Issue (i): Whether the petitioners were entitled to refund of gift-tax on the footing that the tax had been paid under a mistake of law after the Supreme Court later declared that the underlying transaction was not a gift.
Analysis: The petitioners had raised the legal objection from the outset and had expressly protested that no gift-tax was payable. The Court held that they were not labouring under any mistake of law when the tax was paid, because they knew the legal position and chose not to pursue the available statutory remedies.

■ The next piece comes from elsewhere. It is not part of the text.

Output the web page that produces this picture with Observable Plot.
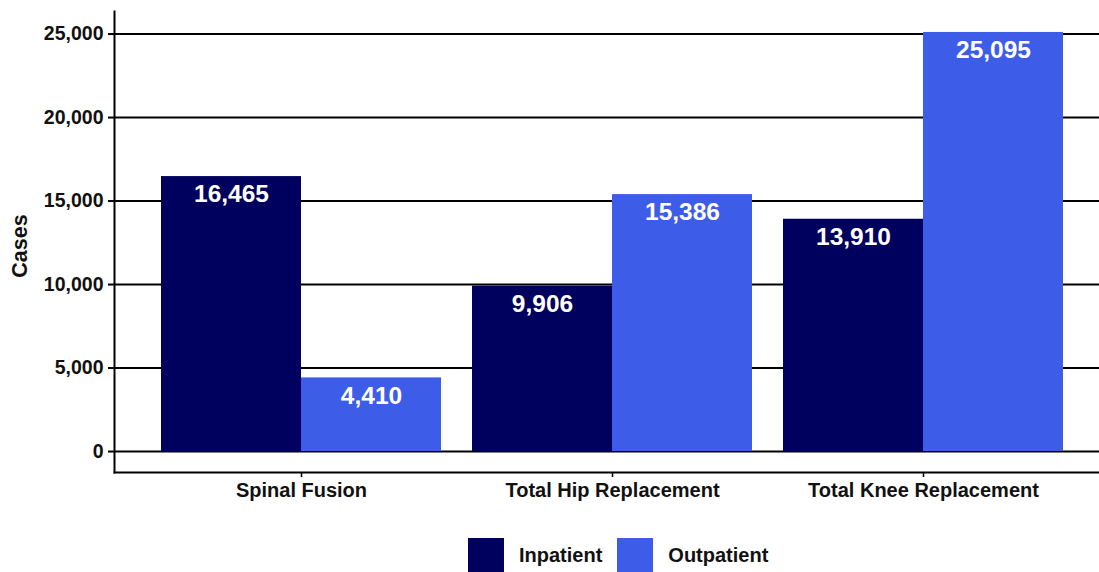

The later Supreme Court decision did not convert those payments into payments made under a mistake of law for the purpose of a refund claim under the general law.
Conclusion: The claim for refund on the basis of mistake of law failed and was not available to the petitioners.
Issue (ii): Whether the High Court should exercise writ jurisdiction to grant relief when the statutory remedies of rectification and revision had become barred by limitation and had not been pursued.
Analysis: The Gift-tax Act provided specific machinery for rectification and revision, but the petitioners had not kept the matters alive within the prescribed periods. The Court applied the principles that writ relief is discretionary, that unreasonable delay is a strong ground against interference, and that a litigant who omits to use the statutory remedy cannot ordinarily invoke article 226 as a substitute for that remedy. The Court distinguished cases involving void orders or void legislation and held that this was not such a case.
Conclusion: Writ relief was declined because the petitioners had not exhausted the statutory remedies and the delay was fatal.
Final Conclusion: The petitions failed on both the absence of a legally cognisable mistake of law and the availability, but non-use, of the statutory machinery for redress; the Court therefore declined to grant refund or other relief.
Ratio Decidendi: A tax paid under an order that is later found erroneous is not refundable in writ jurisdiction where the payer knew the legal position, did not pursue the statutory remedies within time, and cannot establish payment under a mistake of law.